Kagenori is not confined to one register. Alongside the linked gunome the published sources find a quieter, suguha-based face on the kodachi and the dated Joji tanto, a temper built on suguha with a shallow notare into which gunome and ko-gunome are mixed, linking in the same regular tsure manner so the Yoshii character still shows through. On the tanto the row becomes generally connected, with ashi and a little yo, ko-nie adhering well, the nie growing uneven and spilling into the ji, the whole running with fine kinsuji and sunagashi, a vigorous construction the sources call atypical for the school yet unmistakably of it. His blades are closely datable, the Joji 3 wakizashi and Joji 5 tanto among them, which the published sources value as precious material for studying both the lineage and the smith. The long signature Bizen no kuni Yoshii ju Kagenori is recorded as continuing through the Joji, Kanno, Eitoku, Oei and Shocho eras, so that the name spans from the late Kamakura into the mid-Muromachi as the through-line of the school, while two earlier tachi with carved inscriptions dated Koan raise a question the sources hold open as to whether they are Yoshii at all.

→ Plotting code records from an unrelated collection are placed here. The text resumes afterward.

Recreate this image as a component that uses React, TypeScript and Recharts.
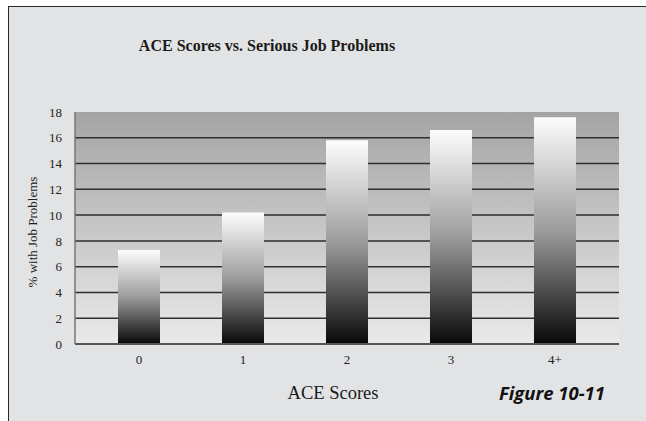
import {
    BarChart,
    Bar,
    XAxis,
    YAxis,
    CartesianGrid,
} from 'recharts'

const scores = ['0', '1', '2', '3', '4+']
const jobProblems = [7.3, 10.2, 15.8, 16.6, 17.6]
const yTicks = [0, 2, 4, 6, 8, 10, 12, 14, 16, 18]
const gridValues = [2, 4, 6, 8, 10, 12, 14, 16]

const data = scores.map((name, i) => ({ name, value: jobProblems[i] }))

const serif = '"Liberation Serif", "Times New Roman", serif'

export default function App() {
    return (
        <div style={{ position: 'absolute', left: 0, top: 0, width: 646, height: 421, background: '#fff', overflow: 'hidden' }}>
            <div
                style={{
                    position: 'absolute',
                    left: 8,
                    top: 6,
                    width: 660,
                    height: 440,
                    background: '#e2e3e5',
                    borderTop: '1.5px solid #2a2a2a',
                    borderLeft: '1.5px solid #2a2a2a',
                }}
            />
            <div style={{ position: 'absolute', left: 0, top: 0 }}>
                <BarChart
                    width={646}
                    height={421}
                    data={data}
                    margin={{ top: 112, right: 27, bottom: 47, left: 0 }}
                >
                    <defs>
                        <linearGradient id="plotBg" x1="0" y1="0" x2="0" y2="1">
                            <stop offset="0%" stopColor="#a4a4a4" />
                            <stop offset="100%" stopColor="#e9e9e9" />
                        </linearGradient>
                        <linearGradient id="barFill" x1="0" y1="0" x2="0" y2="1">
                            <stop offset="0%" stopColor="#fdfdfd" />
                            <stop offset="50%" stopColor="#9c9c9c" />
                            <stop offset="100%" stopColor="#080808" />
                        </linearGradient>
                    </defs>
                    <CartesianGrid
                        vertical={false}
                        horizontalValues={gridValues}
                        stroke="#2e2e2e"
                        strokeWidth={1.5}
                        fill="url(#plotBg)"
                        fillOpacity={1}
                    />
                    <XAxis
                        dataKey="name"
                        height={30}
                        padding={{ left: 12, right: 12 }}
                        axisLine={{ stroke: '#555', strokeWidth: 2 }}
                        tickLine={false}
                        tickMargin={5}
                        tick={{ fill: '#222', fontSize: 13, fontFamily: serif }}
                    />
                    <YAxis
                        width={75}
                        domain={[0, 18]}
                        ticks={yTicks}
                        axisLine={{ stroke: '#777', strokeWidth: 1.5 }}
                        tickLine={false}
                        tickMargin={7}
                        tick={{ fill: '#222', fontSize: 13, fontFamily: serif }}
                    />
                    <YAxis
                        yAxisId="edge"
                        orientation="right"
                        width={0}
                        domain={[0, 18]}
                        axisLine={{ stroke: '#bdbdbd', strokeWidth: 1.5 }}
                        tickLine={false}
                        tick={false}
                    />
                    <Bar dataKey="value" fill="url(#barFill)" barSize={42} isAnimationActive={false} />
                </BarChart>
            </div>
            <div
                style={{
                    position: 'absolute',
                    left: 0,
                    width: 534,
                    top: 37,
                    textAlign: 'center',
                    fontFamily: serif,
                    fontWeight: 'bold',
                    fontSize: 16,
                    color: '#1a1a1a',
                }}
            >
                ACE Scores vs. Serious Job Problems
            </div>
            <svg style={{ position: 'absolute', left: 0, top: 0 }} width={646} height={421} pointerEvents="none">
                <text
                    x={37}
                    y={232}
                    transform="rotate(-90 37 232)"
                    textAnchor="middle"
                    fontFamily={serif}
                    fontSize={13}
                    fill="#222"
                >
                    % with Job Problems
                </text>
                <text x={333} y={399} textAnchor="middle" fontFamily={serif} fontSize={18.5} fill="#1a1a1a">
                    ACE Scores
                </text>
                <text
                    x={605}
                    y={400}
                    textAnchor="end"
                    fontFamily='"Open Sans", sans-serif'
                    fontWeight="bold"
                    fontStyle="italic"
                    fontSize={18.5}
                    fill="#111"
                >
                    Figure 10-11
                </text>
            </svg>
        </div>
    )
}
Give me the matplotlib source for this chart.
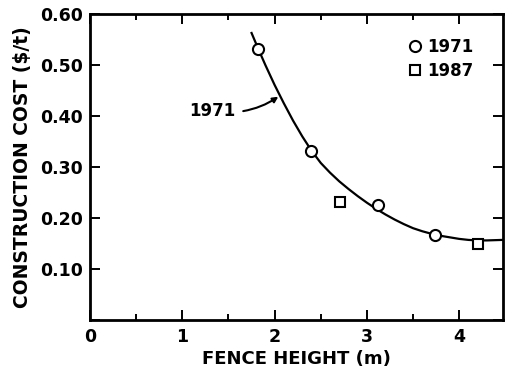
import matplotlib.pyplot as plt
import numpy as np

# data
height_1971 = [1.82, 2.39, 3.12, 3.74]
cost_1971 = [0.532, 0.332, 0.226, 0.167]
height_1987 = [2.71, 4.20]
cost_1987 = [0.232, 0.149]

# fitted 1971 curve
curve_x = [1.75, 1.82, 1.9, 2.0, 2.1, 2.2, 2.3, 2.4, 2.5, 2.6, 2.7, 2.8, 2.9, 3.0,
           3.1, 3.2, 3.3, 3.4, 3.5, 3.6, 3.7, 3.8, 3.9, 4.0, 4.1, 4.2, 4.3, 4.47]
curve_y = [0.563, 0.533, 0.500, 0.461, 0.425, 0.391, 0.360, 0.332, 0.308, 0.289, 0.272, 0.257, 0.243, 0.230,
           0.218, 0.207, 0.197, 0.188, 0.180, 0.174, 0.169, 0.165, 0.162, 0.159, 0.157, 0.156, 0.156, 0.157]

xticks = [0, 1, 2, 3, 4]
yticks = [0.10, 0.20, 0.30, 0.40, 0.50, 0.60]

plt.rcParams['font.family'] = 'DejaVu Sans'
plt.rcParams['font.weight'] = 'bold'

fig = plt.figure(figsize=(5.06, 3.72), dpi=100)
ax = fig.add_axes([0.178, 0.140, 0.817, 0.822])

ax.plot(curve_x, curve_y, color='black', linewidth=1.6, zorder=2)
ax.plot(height_1971, cost_1971, 'o', ms=8, mfc='white', mec='black', mew=1.5, label='1971', zorder=3)
ax.plot(height_1987, cost_1987, 's', ms=7, mfc='white', mec='black', mew=1.5, label='1987', zorder=3)

# curve label with curved arrow
ax.annotate('1971', xy=(2.04, 0.438), xytext=(1.57, 0.41), ha='right', va='center',
            fontsize=12, fontweight='bold',
            arrowprops=dict(arrowstyle='-|>', color='black', lw=1.5,
                            connectionstyle='arc3,rad=0.2', shrinkA=4, shrinkB=0,
                            mutation_scale=8))

ax.set_xlim(0, 4.48)
ax.set_ylim(0, 0.60)
ax.set_xticks(xticks)
ax.set_xticks([0.5, 1.5, 2.5, 3.5], minor=True)
ax.set_yticks([0.0] + yticks)
ax.set_yticklabels([''] + ['%.2f' % v for v in yticks])

ax.tick_params(which='both', direction='in', top=True, right=True, labelsize=12.5, width=1.4)
ax.tick_params(which='major', length=7)
ax.tick_params(which='minor', length=4)
ax.tick_params(axis='x', pad=6)
ax.tick_params(axis='y', pad=5)
for lbl in ax.get_xticklabels() + ax.get_yticklabels():
    lbl.set_fontweight('bold')

for sp in ax.spines.values():
    sp.set_linewidth(2.0)

ax.set_xlabel('FENCE HEIGHT (m)', fontsize=13, fontweight='bold', labelpad=3)
ax.set_ylabel('CONSTRUCTION COST ($/t)', fontsize=13.5, fontweight='bold', labelpad=6)

ax.legend(loc='upper left', bbox_to_anchor=(0.75, 0.95), frameon=False,
          handlelength=0.8, handletextpad=0.3, borderpad=0, labelspacing=0.35,
          prop={'weight': 'bold', 'size': 12})

fig.savefig('out.png', dpi=100)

The study of Kagenori is, more than for most smiths, a study of the name itself, for it was carried by more than one hand. On one early tachi whose lower inscription is cut away the published sources affirm there is no dispute it is a Kamakura-period Yoshii work, yet caution that 「景則でなければならぬと云う極め手はない」, there being no decisive factor requiring it to be this Kagenori, and present it instead as a representative and typical example of the Ko-Yoshii tradition. On the kodachi the judges read further, appraising it from the nie in both ji and ha and its rich kinsuji and sunagashi as the work of a Kagenori 「初・二代を下らない」, no later than the first or second generation. His bright midare-utsuri, his linked gunome and his nie-laden edge set his work apart within Bizen, holding a distinct line where the surrounding lineages were absorbed into Osafune, and tying his name back through the strong nie to the oldest Bizen rather than to the Osafune mainstream of his own day.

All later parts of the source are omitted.